Dordtsche Leerregels zeggen: de belofte-des-evangelies is een eed TOT de GEROEPENEN (III-IV, 8). Dat zegt het doopsformulier ook. En ik houd me aan de Leerregels, en wilde aan alle emigranten en niet-emigranten ginds en hier zeggen: doet gij maar desgelijks.
Want ik herhaal, wat ik jaren geleden tegen dr J. Ridderbos met zijn synode schreef: die heele figuur van de onvoorwaardelijke heilsBELOFTE aan de uitverkorenen, de UITVERKORENEN, is een fictie. Diebestaat niet. Er bestaat wèl een dogma aangaande de uitverkorenen. Maar wat God AAN-ZEGT, dat is niet onvoorwaardelijk, als voorspelling, doch in Ursinus' zin een voorwaardelijke belofte aan de geroepenen. De komenden en geloovenden hooren IN het komen de belofte van de onfeilbare leiding tot aan de zaligheid, zoo waarachtig, als God dat nu heden in AANspraak zegt.

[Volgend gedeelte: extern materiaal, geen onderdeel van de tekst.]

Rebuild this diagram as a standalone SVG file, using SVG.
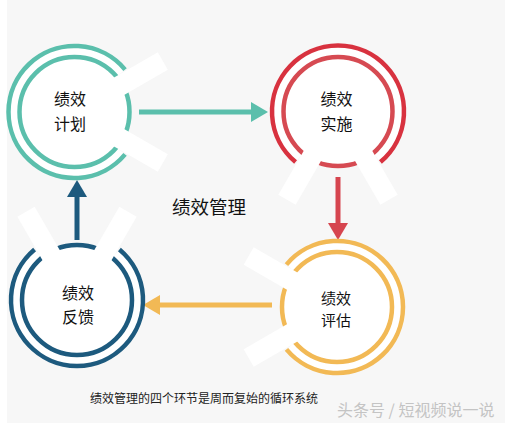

Die Hem door dat komen eeren zal Hij eeren. Maar die Hem versmaden, zullen licht geacht worden. Dat ééne PLUS dat andere was de serieuze annuntiatie-propositie van den Koning der koningen.
En dan niet maar aangaande hen, die ‘in de historische lijn des verbonds’ (wat is dat: een LIJN?) geboren zijn, maar b.v. ook tot den kamerling van Hand. 8. Wat de gedoopten betreft: bij hen heeft God onder den eed een streep gezet. Een dikken streep. Bevestiging van de preek. die belofte-met-eisch inhield. Maar geen nieuw evangelie. Ook geen evangelie-met-een-nieuw-paragraafje-aangevuld. Neen, de OUDE preek, met een streep eronder, een teeken-en-zegel erbij. Het DIPLOMA bleef onveranderd, wat den tekst betreft. Het werd alleen nu van een zegel voorzien - uitgereikt aan mij.